--- BEGIN ---

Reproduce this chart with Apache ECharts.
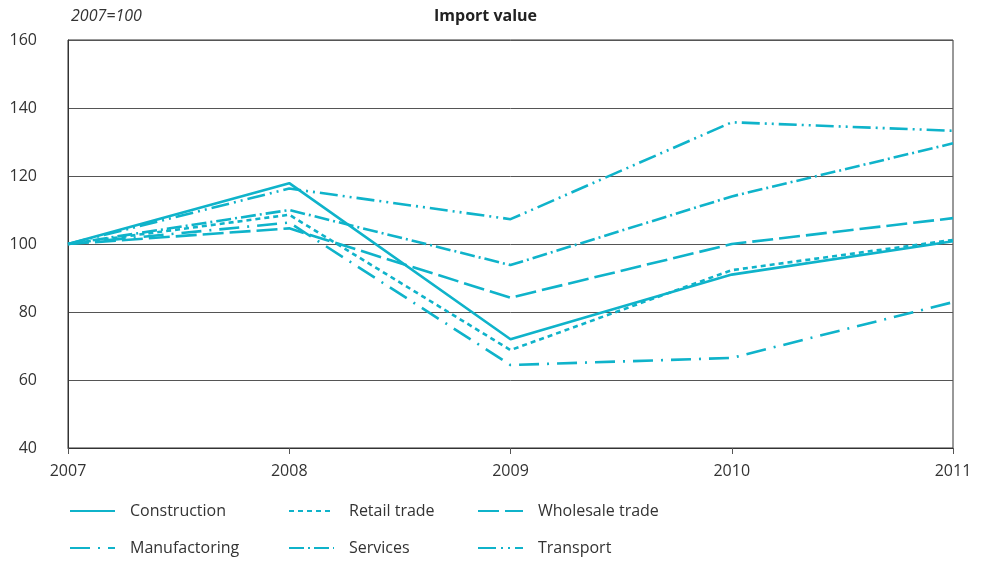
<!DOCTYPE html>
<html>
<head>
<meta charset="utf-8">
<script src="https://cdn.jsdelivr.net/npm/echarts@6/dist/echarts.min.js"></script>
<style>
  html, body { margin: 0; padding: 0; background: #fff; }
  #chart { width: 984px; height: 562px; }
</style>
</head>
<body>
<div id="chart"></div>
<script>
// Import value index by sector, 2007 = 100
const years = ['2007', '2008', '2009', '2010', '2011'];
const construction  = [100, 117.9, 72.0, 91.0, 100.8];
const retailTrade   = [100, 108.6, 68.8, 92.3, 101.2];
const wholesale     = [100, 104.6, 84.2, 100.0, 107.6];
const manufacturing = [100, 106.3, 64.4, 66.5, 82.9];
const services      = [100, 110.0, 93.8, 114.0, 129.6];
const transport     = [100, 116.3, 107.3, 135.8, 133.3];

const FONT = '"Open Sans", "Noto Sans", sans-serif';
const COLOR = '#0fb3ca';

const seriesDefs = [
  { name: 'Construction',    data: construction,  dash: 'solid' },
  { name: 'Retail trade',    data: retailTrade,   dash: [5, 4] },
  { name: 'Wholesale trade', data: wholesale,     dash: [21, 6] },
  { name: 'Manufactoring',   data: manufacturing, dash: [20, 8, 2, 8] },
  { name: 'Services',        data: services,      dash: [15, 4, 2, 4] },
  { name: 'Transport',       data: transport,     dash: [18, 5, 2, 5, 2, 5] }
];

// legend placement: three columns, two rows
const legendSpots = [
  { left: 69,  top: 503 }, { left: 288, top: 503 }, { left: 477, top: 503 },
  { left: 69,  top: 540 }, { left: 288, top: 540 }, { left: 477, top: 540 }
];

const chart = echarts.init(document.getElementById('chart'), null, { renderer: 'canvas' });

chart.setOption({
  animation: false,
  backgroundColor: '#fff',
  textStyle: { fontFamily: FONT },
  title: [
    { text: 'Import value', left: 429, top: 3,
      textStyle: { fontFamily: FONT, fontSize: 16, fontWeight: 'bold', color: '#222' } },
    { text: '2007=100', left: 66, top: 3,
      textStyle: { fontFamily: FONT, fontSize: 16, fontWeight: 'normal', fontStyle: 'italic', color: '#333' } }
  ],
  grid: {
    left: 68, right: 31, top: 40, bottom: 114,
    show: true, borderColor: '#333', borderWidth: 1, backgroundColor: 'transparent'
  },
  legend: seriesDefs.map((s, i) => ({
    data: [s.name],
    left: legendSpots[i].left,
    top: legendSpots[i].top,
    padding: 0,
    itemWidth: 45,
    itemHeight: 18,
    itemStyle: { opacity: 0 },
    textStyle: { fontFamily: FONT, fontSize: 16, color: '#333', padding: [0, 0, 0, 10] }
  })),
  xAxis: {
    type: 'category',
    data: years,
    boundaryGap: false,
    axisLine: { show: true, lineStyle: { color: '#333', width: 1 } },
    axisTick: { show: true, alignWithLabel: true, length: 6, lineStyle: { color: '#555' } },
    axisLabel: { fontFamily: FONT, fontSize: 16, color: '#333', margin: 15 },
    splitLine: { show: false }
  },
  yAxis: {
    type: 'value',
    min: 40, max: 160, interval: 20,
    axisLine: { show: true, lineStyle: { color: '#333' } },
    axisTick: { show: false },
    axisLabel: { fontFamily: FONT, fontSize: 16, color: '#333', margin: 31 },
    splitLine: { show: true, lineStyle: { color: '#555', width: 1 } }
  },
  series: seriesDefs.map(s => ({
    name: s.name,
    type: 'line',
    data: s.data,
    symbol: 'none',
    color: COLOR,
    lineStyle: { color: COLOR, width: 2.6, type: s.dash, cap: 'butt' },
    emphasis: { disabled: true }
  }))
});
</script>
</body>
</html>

--- END ---

Exactly as they appear, print the lines of the listing above from its first line through the line that contains "const COLOR = '#0fb3ca';", minus the pictures.

Reproduce this chart with Apache ECharts.
<!DOCTYPE html>
<html>
<head>
<meta charset="utf-8">
<script src="https://cdn.jsdelivr.net/npm/echarts@6/dist/echarts.min.js"></script>
<style>
  html, body { margin: 0; padding: 0; background: #fff; }
  #chart { width: 984px; height: 562px; }
</style>
</head>
<body>
<div id="chart"></div>
<script>
// Import value index by sector, 2007 = 100
const years = ['2007', '2008', '2009', '2010', '2011'];
const construction  = [100, 117.9, 72.0, 91.0, 100.8];
const retailTrade   = [100, 108.6, 68.8, 92.3, 101.2];
const wholesale     = [100, 104.6, 84.2, 100.0, 107.6];
const manufacturing = [100, 106.3, 64.4, 66.5, 82.9];
const services      = [100, 110.0, 93.8, 114.0, 129.6];
const transport     = [100, 116.3, 107.3, 135.8, 133.3];

const FONT = '"Open Sans", "Noto Sans", sans-serif';
const COLOR = '#0fb3ca';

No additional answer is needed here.